■ WHAT IS NEEDED
Include in the output exactly the lines from the opening of the data through the line containing "(0,0) rectangle (1129,637);", and nothing more.
_____
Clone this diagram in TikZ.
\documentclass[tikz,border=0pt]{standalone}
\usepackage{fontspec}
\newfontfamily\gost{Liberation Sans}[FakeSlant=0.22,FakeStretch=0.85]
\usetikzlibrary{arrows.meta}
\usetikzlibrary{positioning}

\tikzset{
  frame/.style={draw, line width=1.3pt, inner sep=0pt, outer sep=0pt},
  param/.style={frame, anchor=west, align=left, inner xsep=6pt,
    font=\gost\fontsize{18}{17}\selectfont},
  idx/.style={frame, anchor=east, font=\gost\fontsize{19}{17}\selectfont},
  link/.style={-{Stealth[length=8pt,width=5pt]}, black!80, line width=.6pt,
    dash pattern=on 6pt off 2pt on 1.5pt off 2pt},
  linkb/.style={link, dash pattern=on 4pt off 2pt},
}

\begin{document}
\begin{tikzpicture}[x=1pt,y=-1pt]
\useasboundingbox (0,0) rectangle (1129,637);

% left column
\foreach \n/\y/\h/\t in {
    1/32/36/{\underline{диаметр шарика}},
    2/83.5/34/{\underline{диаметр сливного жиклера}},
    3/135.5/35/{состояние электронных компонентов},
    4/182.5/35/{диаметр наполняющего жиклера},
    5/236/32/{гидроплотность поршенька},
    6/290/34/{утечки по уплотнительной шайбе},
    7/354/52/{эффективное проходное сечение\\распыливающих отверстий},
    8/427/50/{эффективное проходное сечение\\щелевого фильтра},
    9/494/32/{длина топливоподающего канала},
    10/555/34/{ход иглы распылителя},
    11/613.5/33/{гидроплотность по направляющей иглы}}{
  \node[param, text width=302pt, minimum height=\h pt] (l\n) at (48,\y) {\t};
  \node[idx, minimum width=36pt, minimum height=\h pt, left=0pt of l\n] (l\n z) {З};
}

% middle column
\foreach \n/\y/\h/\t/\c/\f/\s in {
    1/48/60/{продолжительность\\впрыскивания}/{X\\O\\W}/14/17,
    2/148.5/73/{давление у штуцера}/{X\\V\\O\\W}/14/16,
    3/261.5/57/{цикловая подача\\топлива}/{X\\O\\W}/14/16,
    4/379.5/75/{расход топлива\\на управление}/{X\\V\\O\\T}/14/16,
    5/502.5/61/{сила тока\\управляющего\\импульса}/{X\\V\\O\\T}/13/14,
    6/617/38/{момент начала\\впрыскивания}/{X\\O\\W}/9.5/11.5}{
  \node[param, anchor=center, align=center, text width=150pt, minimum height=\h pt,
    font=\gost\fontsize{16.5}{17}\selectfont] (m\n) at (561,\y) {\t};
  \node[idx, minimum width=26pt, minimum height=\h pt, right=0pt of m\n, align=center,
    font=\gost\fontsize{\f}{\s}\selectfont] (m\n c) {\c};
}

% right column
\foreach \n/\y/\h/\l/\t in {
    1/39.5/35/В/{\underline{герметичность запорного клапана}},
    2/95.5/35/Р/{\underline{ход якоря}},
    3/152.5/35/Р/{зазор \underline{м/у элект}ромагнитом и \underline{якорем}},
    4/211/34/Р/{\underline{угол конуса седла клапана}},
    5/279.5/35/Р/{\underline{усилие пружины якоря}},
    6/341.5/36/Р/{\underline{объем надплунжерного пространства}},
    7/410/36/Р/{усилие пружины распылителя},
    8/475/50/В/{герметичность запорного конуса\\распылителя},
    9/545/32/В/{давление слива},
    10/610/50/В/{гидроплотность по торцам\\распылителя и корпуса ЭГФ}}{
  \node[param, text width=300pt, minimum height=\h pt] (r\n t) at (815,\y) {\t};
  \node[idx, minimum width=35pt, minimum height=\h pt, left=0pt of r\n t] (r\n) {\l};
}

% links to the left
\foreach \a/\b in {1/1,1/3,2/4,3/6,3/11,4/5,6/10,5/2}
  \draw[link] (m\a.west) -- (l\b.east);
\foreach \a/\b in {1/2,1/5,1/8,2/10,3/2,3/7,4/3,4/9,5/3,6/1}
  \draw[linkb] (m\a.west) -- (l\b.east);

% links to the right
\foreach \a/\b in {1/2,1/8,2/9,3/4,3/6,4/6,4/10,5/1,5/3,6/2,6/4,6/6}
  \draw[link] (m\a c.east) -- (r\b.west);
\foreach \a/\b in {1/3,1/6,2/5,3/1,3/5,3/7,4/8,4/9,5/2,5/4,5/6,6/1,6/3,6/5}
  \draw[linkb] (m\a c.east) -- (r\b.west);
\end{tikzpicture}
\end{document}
_____
■ ANSWER BELOW
Clone this diagram in TikZ.
\documentclass[tikz,border=0pt]{standalone}
\usepackage{fontspec}
\newfontfamily\gost{Liberation Sans}[FakeSlant=0.22,FakeStretch=0.85]
\usetikzlibrary{arrows.meta}
\usetikzlibrary{positioning}

\tikzset{
  frame/.style={draw, line width=1.3pt, inner sep=0pt, outer sep=0pt},
  param/.style={frame, anchor=west, align=left, inner xsep=6pt,
    font=\gost\fontsize{18}{17}\selectfont},
  idx/.style={frame, anchor=east, font=\gost\fontsize{19}{17}\selectfont},
  link/.style={-{Stealth[length=8pt,width=5pt]}, black!80, line width=.6pt,
    dash pattern=on 6pt off 2pt on 1.5pt off 2pt},
  linkb/.style={link, dash pattern=on 4pt off 2pt},
}

\begin{document}
\begin{tikzpicture}[x=1pt,y=-1pt]
\useasboundingbox (0,0) rectangle (1129,637);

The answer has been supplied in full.